EXERCISE MATERIALS:
⟨

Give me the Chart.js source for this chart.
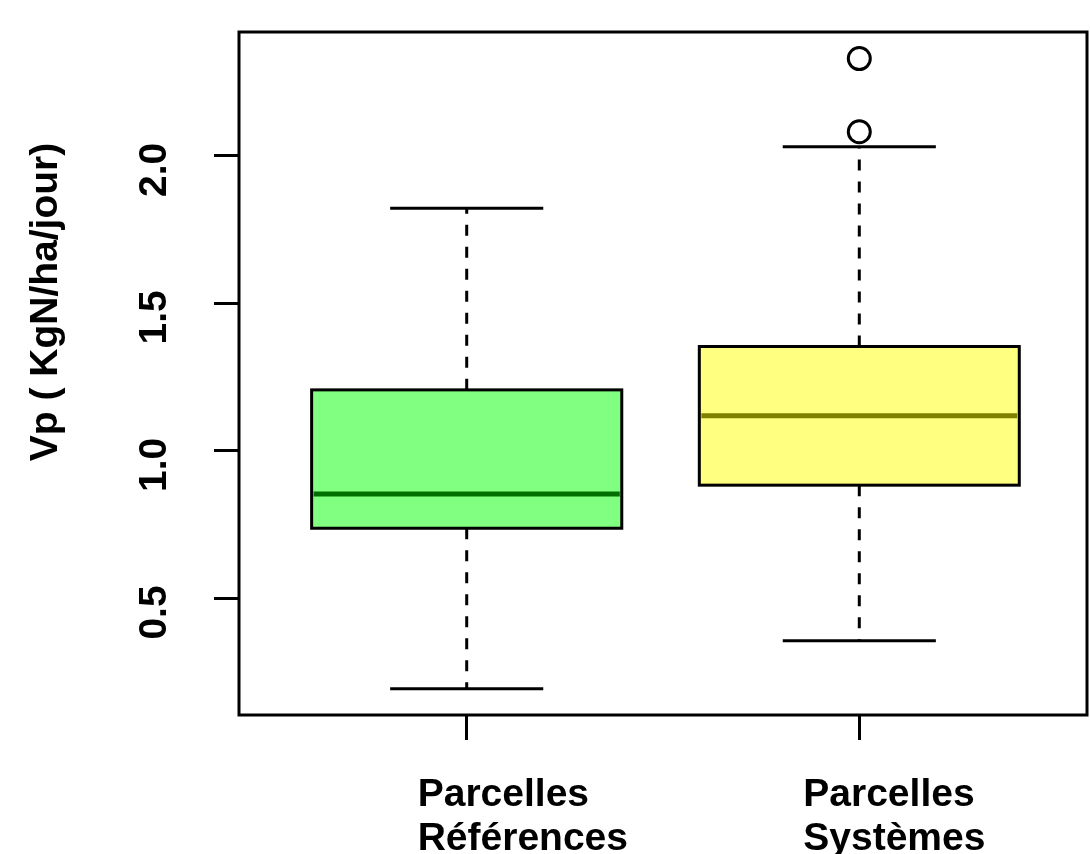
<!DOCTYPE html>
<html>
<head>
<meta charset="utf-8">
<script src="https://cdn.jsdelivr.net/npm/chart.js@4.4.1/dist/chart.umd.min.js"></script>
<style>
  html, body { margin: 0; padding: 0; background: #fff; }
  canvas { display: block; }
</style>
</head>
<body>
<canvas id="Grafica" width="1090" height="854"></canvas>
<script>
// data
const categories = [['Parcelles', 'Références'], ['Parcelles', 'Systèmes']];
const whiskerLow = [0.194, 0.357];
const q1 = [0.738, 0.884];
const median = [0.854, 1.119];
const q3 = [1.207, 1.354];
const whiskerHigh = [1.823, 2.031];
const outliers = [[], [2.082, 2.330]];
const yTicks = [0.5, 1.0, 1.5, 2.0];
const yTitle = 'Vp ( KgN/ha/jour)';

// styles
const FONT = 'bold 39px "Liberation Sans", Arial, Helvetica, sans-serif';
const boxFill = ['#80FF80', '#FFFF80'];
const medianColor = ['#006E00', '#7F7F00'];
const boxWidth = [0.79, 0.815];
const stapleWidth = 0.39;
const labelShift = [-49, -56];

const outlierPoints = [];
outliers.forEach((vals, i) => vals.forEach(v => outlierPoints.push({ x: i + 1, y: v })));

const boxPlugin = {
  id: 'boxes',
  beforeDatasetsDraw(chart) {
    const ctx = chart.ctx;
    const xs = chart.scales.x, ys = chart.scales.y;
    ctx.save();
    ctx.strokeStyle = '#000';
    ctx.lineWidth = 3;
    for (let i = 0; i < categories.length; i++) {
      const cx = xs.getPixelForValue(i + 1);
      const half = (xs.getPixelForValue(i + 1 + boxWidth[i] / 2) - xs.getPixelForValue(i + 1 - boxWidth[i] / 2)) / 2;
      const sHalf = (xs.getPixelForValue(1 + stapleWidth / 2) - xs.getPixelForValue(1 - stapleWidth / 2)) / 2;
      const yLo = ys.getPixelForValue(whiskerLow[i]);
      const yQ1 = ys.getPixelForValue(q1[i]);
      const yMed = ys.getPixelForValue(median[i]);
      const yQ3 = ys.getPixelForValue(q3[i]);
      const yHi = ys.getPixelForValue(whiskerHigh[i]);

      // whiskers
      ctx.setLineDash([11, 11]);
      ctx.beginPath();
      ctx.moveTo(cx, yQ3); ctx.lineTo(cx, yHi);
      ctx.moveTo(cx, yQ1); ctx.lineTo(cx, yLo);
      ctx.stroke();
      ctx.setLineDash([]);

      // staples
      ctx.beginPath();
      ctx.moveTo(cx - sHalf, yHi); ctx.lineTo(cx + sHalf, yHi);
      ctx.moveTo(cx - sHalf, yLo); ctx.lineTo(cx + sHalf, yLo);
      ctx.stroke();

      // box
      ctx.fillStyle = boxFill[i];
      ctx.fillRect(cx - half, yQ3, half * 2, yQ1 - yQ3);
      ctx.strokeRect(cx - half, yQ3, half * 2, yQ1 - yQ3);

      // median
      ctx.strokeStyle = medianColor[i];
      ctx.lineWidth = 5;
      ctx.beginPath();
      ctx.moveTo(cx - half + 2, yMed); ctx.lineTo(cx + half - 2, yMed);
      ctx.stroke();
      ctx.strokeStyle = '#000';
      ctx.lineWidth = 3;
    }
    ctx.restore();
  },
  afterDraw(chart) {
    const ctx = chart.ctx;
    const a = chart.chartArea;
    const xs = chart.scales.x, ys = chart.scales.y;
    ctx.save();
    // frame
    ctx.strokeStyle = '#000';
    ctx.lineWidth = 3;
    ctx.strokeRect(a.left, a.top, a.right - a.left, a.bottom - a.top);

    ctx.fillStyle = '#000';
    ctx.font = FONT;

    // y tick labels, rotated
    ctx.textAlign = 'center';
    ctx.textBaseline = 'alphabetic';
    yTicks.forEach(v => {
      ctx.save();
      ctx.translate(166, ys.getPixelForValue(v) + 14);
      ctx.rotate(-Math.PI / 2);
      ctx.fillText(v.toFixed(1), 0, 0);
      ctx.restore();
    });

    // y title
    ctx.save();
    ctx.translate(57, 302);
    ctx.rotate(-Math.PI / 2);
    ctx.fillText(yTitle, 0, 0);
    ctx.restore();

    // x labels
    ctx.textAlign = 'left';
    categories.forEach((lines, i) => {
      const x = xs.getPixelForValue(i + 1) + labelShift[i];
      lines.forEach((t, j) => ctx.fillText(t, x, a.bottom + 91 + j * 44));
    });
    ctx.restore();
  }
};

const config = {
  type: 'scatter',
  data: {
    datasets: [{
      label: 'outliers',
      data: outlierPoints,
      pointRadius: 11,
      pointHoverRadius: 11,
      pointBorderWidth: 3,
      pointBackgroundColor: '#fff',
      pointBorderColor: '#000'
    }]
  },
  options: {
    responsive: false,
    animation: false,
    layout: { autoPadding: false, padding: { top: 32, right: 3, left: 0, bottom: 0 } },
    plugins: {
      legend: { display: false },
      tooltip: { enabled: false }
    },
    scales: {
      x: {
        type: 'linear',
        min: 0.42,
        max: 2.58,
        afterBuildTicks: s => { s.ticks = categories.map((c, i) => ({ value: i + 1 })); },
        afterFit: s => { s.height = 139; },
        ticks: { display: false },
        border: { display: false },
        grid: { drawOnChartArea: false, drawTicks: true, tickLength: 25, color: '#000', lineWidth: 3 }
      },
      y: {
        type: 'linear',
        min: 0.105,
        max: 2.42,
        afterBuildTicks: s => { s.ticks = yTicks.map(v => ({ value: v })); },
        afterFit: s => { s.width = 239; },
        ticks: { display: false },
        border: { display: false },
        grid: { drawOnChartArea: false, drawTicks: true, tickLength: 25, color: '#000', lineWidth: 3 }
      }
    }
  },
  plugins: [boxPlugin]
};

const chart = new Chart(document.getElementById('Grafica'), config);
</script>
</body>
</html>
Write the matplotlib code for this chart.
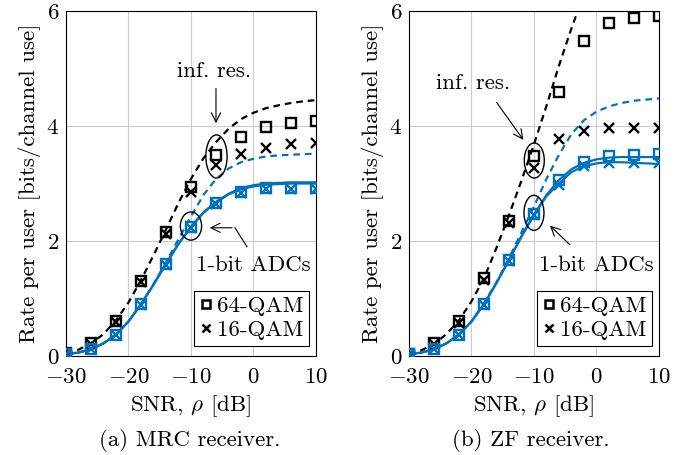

⟩

EXERCISE GOAL:
Copy nothing but the lines from the top of the material through the line holding "outliers.forEach((vals, i) =>", exactly as written; omit pictures.

RESULT BELOW:
Give me the Chart.js source for this chart.
<!DOCTYPE html>
<html>
<head>
<meta charset="utf-8">
<script src="https://cdn.jsdelivr.net/npm/chart.js@4.4.1/dist/chart.umd.min.js"></script>
<style>
  html, body { margin: 0; padding: 0; background: #fff; }
  canvas { display: block; }
</style>
</head>
<body>
<canvas id="Grafica" width="1090" height="854"></canvas>
<script>
// data
const categories = [['Parcelles', 'Références'], ['Parcelles', 'Systèmes']];
const whiskerLow = [0.194, 0.357];
const q1 = [0.738, 0.884];
const median = [0.854, 1.119];
const q3 = [1.207, 1.354];
const whiskerHigh = [1.823, 2.031];
const outliers = [[], [2.082, 2.330]];
const yTicks = [0.5, 1.0, 1.5, 2.0];
const yTitle = 'Vp ( KgN/ha/jour)';

// styles
const FONT = 'bold 39px "Liberation Sans", Arial, Helvetica, sans-serif';
const boxFill = ['#80FF80', '#FFFF80'];
const medianColor = ['#006E00', '#7F7F00'];
const boxWidth = [0.79, 0.815];
const stapleWidth = 0.39;
const labelShift = [-49, -56];

const outlierPoints = [];
outliers.forEach((vals, i) => vals.forEach(v => outlierPoints.push({ x: i + 1, y: v })));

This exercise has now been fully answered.